Of those five Democrats two of the senators, Victor Soltero of Tucson and Gus Arzberger of Bisbee, had been co-sponsors of SB 1471, the original bill that would have repealed Arizona’s "blue laws" whose language was exactly the same as Cirillo’s amendment. SB 1471 was killed earlier in the session when it could not get a hearing before the Senate Family Services Committee. Sources stated that Arzberger said that since the laws were being ignored and no one is being arrested, "it wasn’t a problem to him." Another Democrat who voted against the Cirillo amendment, Senator Peter Rios (D-Hayden), had voted in favor of SB 1471 when it was before the Senate Judiciary Committee on February 8. Neither Rios and Soltero were available for comment. According to some sources, all three had told repeal supporters that they intended to vote for Cirillo’s amendment.

"I am very disappointed that these three Democrat Senators went back on their word and voted against freedom and fairness," gay state Representative Steve May (R-Phoenix) commented. "Obviously this proves to even the most skeptical that the Democrats are not always with us. If not for these three Democrat Senators the Archaic Laws in Arizona would be off the books."

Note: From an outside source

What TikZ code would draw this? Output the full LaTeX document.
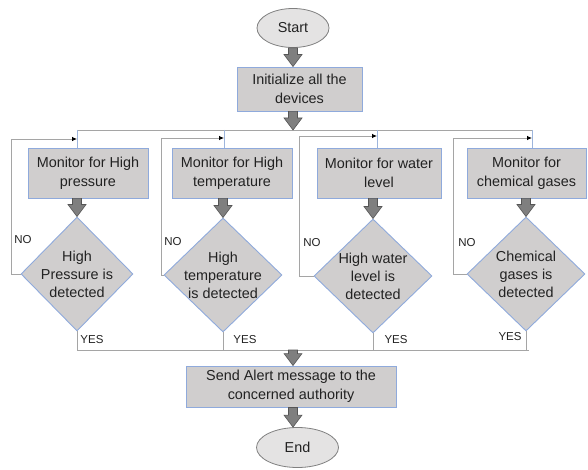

Meanwhile the state House of Representatives by a 47-8 vote approved SB 1173, which included an amendment extending the protection of the state’s domestic violence to same sex couples. Current statutes give protection to crime victims if the incident is determined to be one of domestic violence; under Arizona law, the police can arrest someone on reasonable belief without a warrant if an incident of domestic violence had occurred, but the victim had to be the spouse, former spouse or child of the person who committed or is accused of committing the crime. The amendment deletes the opposite sex requirement. SB 1173 has gone back to the state Senate to a conference committee; some observers believe that the amendment extending the protections to same sex couples might be short-lived.

One of the most outspoken opponents of lesbian and gay rights in the Arizona legislature has been state Representative Karen Johnson (R-Mesa). Just in the last two years alone, Johnson has attempted to get the state to forbid other governmental entities from extending benefits to the domestic partners of their employees (quoting material from the infamous Fred "God Hates Fags" Phelps); increase the penalties under the state’s sodomy statutes; ban gay-straight school clubs; prevent school employees from joining groups that "promote" homosexuality and, cut funding for HIV/AIDS programs. In an interview in the Arizona Republic, Johnson was asked, "If state government could do only one thing for the people, what should it be?" She responded, "Get out of their lives as much as possible so the people would be responsible for themselves as our Founding Fathers originally intended."